Provided data:
>>>>

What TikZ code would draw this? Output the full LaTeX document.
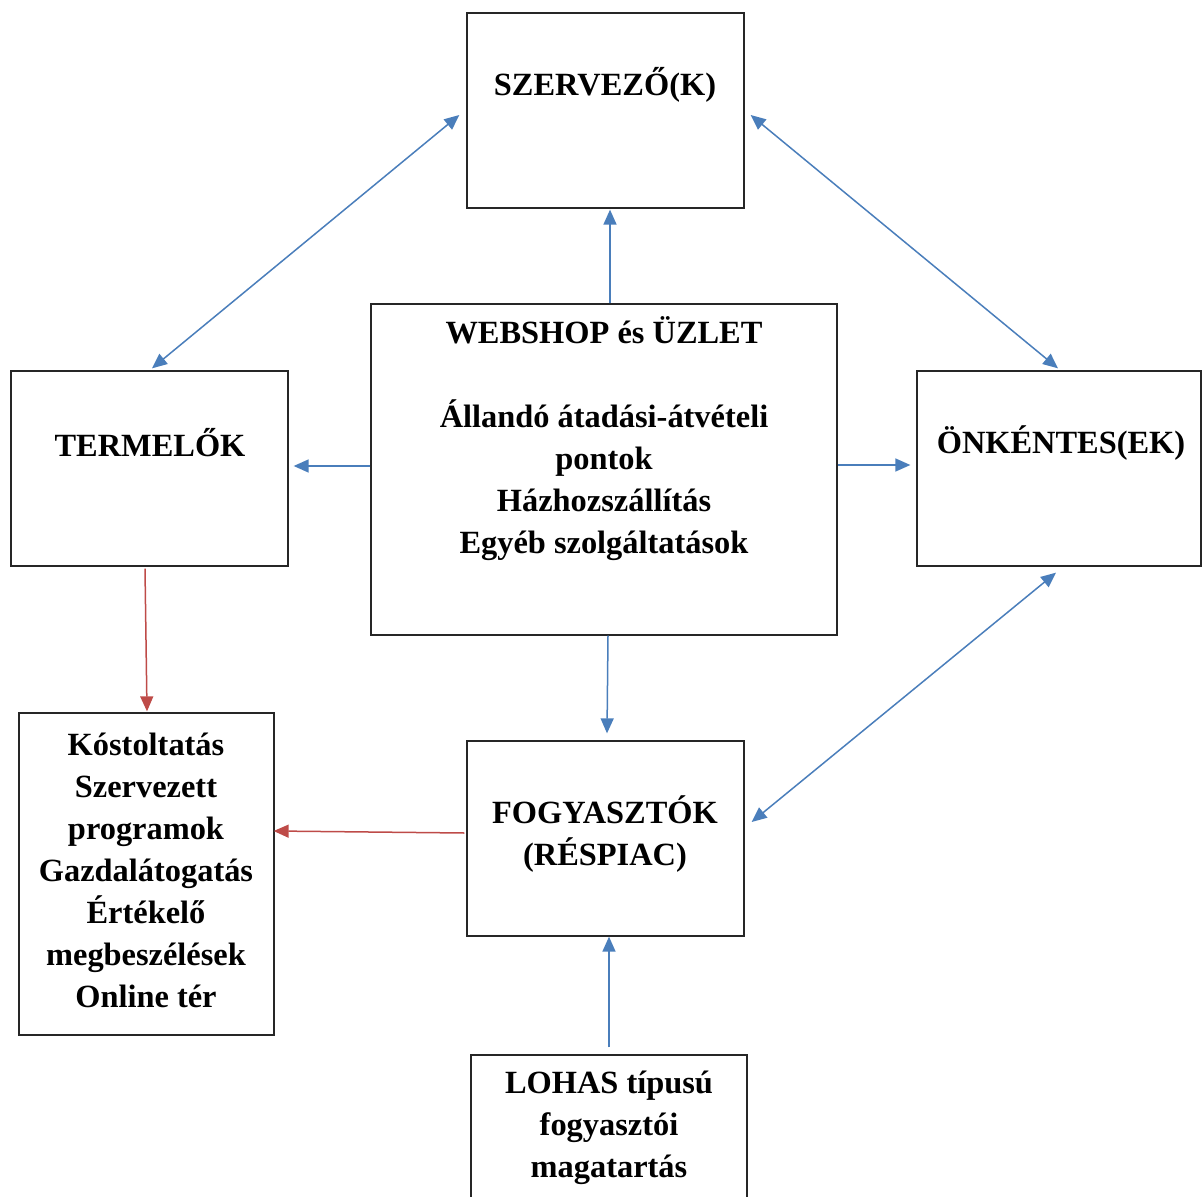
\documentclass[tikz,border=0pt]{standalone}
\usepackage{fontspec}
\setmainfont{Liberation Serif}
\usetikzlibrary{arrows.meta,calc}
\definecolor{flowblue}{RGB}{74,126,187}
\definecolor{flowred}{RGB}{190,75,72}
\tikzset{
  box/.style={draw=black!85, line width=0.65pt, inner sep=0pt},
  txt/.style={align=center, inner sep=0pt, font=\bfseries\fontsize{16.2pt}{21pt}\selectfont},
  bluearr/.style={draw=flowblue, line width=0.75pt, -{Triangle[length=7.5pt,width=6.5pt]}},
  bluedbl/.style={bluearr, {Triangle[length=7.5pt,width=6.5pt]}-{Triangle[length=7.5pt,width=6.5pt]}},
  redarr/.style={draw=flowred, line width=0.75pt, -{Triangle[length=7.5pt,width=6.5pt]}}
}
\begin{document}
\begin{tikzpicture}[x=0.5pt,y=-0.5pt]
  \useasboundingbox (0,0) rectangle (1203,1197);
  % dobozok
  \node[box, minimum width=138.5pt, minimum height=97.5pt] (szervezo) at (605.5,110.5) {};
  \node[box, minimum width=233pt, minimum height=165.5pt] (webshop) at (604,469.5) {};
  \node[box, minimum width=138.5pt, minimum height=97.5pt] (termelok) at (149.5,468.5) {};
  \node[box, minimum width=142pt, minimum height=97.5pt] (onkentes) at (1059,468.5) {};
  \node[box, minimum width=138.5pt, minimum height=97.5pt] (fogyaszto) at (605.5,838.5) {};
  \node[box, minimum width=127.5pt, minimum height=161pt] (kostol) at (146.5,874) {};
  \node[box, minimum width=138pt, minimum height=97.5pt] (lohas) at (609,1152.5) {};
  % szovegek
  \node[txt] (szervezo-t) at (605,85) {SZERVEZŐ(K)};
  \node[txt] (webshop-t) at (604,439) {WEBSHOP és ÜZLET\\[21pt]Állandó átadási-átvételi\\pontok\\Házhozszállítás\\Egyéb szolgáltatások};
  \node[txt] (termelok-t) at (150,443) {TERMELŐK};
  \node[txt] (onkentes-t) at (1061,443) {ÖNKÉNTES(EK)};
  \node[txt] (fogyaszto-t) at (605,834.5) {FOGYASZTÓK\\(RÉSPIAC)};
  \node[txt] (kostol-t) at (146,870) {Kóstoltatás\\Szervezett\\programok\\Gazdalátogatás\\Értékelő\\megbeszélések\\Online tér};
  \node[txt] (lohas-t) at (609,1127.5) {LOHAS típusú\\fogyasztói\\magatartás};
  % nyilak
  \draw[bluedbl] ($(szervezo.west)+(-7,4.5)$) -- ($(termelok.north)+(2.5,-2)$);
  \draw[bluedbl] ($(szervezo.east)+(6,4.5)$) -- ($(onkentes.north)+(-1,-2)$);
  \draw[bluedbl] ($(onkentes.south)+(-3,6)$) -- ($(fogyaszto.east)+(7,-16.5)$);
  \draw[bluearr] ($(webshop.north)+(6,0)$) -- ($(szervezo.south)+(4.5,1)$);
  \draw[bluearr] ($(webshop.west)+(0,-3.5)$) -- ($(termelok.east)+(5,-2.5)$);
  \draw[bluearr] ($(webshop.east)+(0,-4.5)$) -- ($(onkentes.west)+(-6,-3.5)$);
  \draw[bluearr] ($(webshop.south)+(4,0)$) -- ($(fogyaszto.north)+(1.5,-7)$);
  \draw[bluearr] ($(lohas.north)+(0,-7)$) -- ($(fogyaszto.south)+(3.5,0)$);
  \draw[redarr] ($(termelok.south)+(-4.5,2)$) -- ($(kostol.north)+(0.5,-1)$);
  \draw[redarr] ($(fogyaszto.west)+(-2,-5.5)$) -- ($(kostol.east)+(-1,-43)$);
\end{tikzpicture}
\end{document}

<<<<

Stated exercise:
Copy out the listing exactly as it stands, but not the pictures.

Exercise result:
What TikZ code would draw this? Output the full LaTeX document.
\documentclass[tikz,border=0pt]{standalone}
\usepackage{fontspec}
\setmainfont{Liberation Serif}
\usetikzlibrary{arrows.meta,calc}
\definecolor{flowblue}{RGB}{74,126,187}
\definecolor{flowred}{RGB}{190,75,72}
\tikzset{
  box/.style={draw=black!85, line width=0.65pt, inner sep=0pt},
  txt/.style={align=center, inner sep=0pt, font=\bfseries\fontsize{16.2pt}{21pt}\selectfont},
  bluearr/.style={draw=flowblue, line width=0.75pt, -{Triangle[length=7.5pt,width=6.5pt]}},
  bluedbl/.style={bluearr, {Triangle[length=7.5pt,width=6.5pt]}-{Triangle[length=7.5pt,width=6.5pt]}},
  redarr/.style={draw=flowred, line width=0.75pt, -{Triangle[length=7.5pt,width=6.5pt]}}
}
\begin{document}
\begin{tikzpicture}[x=0.5pt,y=-0.5pt]
  \useasboundingbox (0,0) rectangle (1203,1197);
  % dobozok
  \node[box, minimum width=138.5pt, minimum height=97.5pt] (szervezo) at (605.5,110.5) {};
  \node[box, minimum width=233pt, minimum height=165.5pt] (webshop) at (604,469.5) {};
  \node[box, minimum width=138.5pt, minimum height=97.5pt] (termelok) at (149.5,468.5) {};
  \node[box, minimum width=142pt, minimum height=97.5pt] (onkentes) at (1059,468.5) {};
  \node[box, minimum width=138.5pt, minimum height=97.5pt] (fogyaszto) at (605.5,838.5) {};
  \node[box, minimum width=127.5pt, minimum height=161pt] (kostol) at (146.5,874) {};
  \node[box, minimum width=138pt, minimum height=97.5pt] (lohas) at (609,1152.5) {};
  % szovegek
  \node[txt] (szervezo-t) at (605,85) {SZERVEZŐ(K)};
  \node[txt] (webshop-t) at (604,439) {WEBSHOP és ÜZLET\\[21pt]Állandó átadási-átvételi\\pontok\\Házhozszállítás\\Egyéb szolgáltatások};
  \node[txt] (termelok-t) at (150,443) {TERMELŐK};
  \node[txt] (onkentes-t) at (1061,443) {ÖNKÉNTES(EK)};
  \node[txt] (fogyaszto-t) at (605,834.5) {FOGYASZTÓK\\(RÉSPIAC)};
  \node[txt] (kostol-t) at (146,870) {Kóstoltatás\\Szervezett\\programok\\Gazdalátogatás\\Értékelő\\megbeszélések\\Online tér};
  \node[txt] (lohas-t) at (609,1127.5) {LOHAS típusú\\fogyasztói\\magatartás};
  % nyilak
  \draw[bluedbl] ($(szervezo.west)+(-7,4.5)$) -- ($(termelok.north)+(2.5,-2)$);
  \draw[bluedbl] ($(szervezo.east)+(6,4.5)$) -- ($(onkentes.north)+(-1,-2)$);
  \draw[bluedbl] ($(onkentes.south)+(-3,6)$) -- ($(fogyaszto.east)+(7,-16.5)$);
  \draw[bluearr] ($(webshop.north)+(6,0)$) -- ($(szervezo.south)+(4.5,1)$);
  \draw[bluearr] ($(webshop.west)+(0,-3.5)$) -- ($(termelok.east)+(5,-2.5)$);
  \draw[bluearr] ($(webshop.east)+(0,-4.5)$) -- ($(onkentes.west)+(-6,-3.5)$);
  \draw[bluearr] ($(webshop.south)+(4,0)$) -- ($(fogyaszto.north)+(1.5,-7)$);
  \draw[bluearr] ($(lohas.north)+(0,-7)$) -- ($(fogyaszto.south)+(3.5,0)$);
  \draw[redarr] ($(termelok.south)+(-4.5,2)$) -- ($(kostol.north)+(0.5,-1)$);
  \draw[redarr] ($(fogyaszto.west)+(-2,-5.5)$) -- ($(kostol.east)+(-1,-43)$);
\end{tikzpicture}
\end{document}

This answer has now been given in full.